Permission, Revisited
We hear it a lot: “I need more subscribers.” Also, maybe, this slight variation: “I need my non-subscribers to be more like my subscribers.”
Shoot, if you’re reading this, you probably think some variation of this on a consistent bases.
And it may be true.
A growth plan may be built, in part, on some assumptions around payback period that banks on subscription delivering. If a business isn’t there, of course, it could be that execution is off. But it could also mean there are faulty assumptions that need to be revisited.
In a conversation this week, we talked with someone about the patience required to build toward subscription and, in doing so, realized we hadn’t hit on this topic in awhile. And while there are many ways to a discuss this “need,” one is fairly straightforward: it takes time.
As we’ve discussed before, customers require varying amounts of time to develop loyalty. Some get there fast, but many get there slowly. And, yet, for the most part, we expect loyalty early.
This is an unhealthy expectation.
Viewed through the lens of priming a subscription funnel, a customer’s trial and repeat purchase of a product isn’t just to determine whether that product fits into their routine—but also to figure out at how much it fits into their routine.
Both of these factors can play heavily into a subscription decision, and that may take time to understand.
It’s worth, then, surfacing this early newsletter, in which we explored the frequent disconnect between the brand and the customer.
From Permission:
Godin, again, this time in 2008:
“Subscriptions are an overt act of permission. That’s why home delivery newspaper readers are so valuable, and why magazine subscribers are worth more than newsstand ones.”
So: How’d we get here? How’d we get to subscriptions being used in the same sentence as dark patterns?

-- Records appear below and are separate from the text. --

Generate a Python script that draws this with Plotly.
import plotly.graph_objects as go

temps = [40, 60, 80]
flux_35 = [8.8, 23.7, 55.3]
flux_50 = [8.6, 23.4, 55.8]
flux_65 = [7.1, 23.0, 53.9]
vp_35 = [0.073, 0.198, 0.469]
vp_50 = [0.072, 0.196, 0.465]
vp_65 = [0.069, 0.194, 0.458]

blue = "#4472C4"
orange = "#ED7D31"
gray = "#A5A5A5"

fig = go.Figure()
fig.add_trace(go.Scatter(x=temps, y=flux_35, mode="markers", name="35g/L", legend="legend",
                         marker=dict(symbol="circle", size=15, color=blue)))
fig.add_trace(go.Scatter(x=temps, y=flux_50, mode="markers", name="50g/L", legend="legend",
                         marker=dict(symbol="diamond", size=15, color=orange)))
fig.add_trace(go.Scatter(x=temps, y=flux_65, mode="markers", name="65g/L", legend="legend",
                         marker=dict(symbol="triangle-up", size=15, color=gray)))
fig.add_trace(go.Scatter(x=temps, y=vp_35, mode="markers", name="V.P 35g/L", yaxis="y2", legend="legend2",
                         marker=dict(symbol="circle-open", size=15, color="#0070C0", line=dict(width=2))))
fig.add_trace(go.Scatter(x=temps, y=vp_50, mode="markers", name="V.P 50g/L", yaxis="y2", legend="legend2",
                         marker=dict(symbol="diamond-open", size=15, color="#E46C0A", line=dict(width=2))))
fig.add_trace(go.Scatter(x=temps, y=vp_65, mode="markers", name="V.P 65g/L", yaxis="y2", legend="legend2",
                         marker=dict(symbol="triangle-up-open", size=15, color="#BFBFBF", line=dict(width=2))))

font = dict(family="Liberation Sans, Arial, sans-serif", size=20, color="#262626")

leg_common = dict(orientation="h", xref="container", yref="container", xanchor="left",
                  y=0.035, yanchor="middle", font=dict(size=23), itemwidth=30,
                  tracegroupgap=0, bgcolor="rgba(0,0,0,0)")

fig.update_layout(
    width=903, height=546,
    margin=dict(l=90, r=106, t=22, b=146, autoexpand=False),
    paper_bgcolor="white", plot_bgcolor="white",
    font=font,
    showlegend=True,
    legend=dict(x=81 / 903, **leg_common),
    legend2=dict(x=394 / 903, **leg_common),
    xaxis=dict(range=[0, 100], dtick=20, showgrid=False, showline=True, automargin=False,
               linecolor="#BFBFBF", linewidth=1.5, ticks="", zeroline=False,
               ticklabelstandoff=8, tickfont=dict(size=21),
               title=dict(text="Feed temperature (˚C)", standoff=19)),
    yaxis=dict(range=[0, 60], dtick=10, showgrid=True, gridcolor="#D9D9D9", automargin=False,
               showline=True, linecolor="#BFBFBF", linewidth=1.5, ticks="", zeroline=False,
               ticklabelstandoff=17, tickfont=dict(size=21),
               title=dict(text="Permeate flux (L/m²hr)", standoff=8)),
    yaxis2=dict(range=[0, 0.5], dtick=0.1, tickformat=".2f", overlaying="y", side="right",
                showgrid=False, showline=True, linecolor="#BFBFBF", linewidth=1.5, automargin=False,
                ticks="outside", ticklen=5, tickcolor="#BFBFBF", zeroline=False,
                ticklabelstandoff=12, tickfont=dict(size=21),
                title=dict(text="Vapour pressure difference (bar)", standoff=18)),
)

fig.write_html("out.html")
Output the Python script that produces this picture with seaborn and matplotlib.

The answer, it seems, lies in that 2013 insight from Godin: “Marketers that have touched this asset have raced to push it too hard and too fast.”
While healthy subscription businesses have been the brass rings of CPG brands selling DTC, subscription is, simultaneously, a flawed solution to retention. We explored this idea in our proposal of a new phrase (re-acquisition) last month, but, critically, that flaw is spotted more readily in the permission process a consumer and a brand go through.
Consider: When a customer agrees to a subscription (be it a service, like a newspaper, or a product, like toothpaste) they do so with the expectation that there’s been consideration given to the frequency with which the subscription is delivered.
With CPG subscriptions, though, brands have largely offloaded that consideration to their customers.
While that seems fine on its face, it’s problematic in that customers are rarely asked to make that decision for any subscription service. With that dynamic in play, a product subscription leaves a brand vulnerable to pushing “too hard and too fast” and losing the permission altogether.
Which brings us back to today’s thought: While “more” may be what you need, that is less likely to be solved by pushing for it sooner and more likely to be solved by understanding when, in fact, you’ve earned the permission to do so.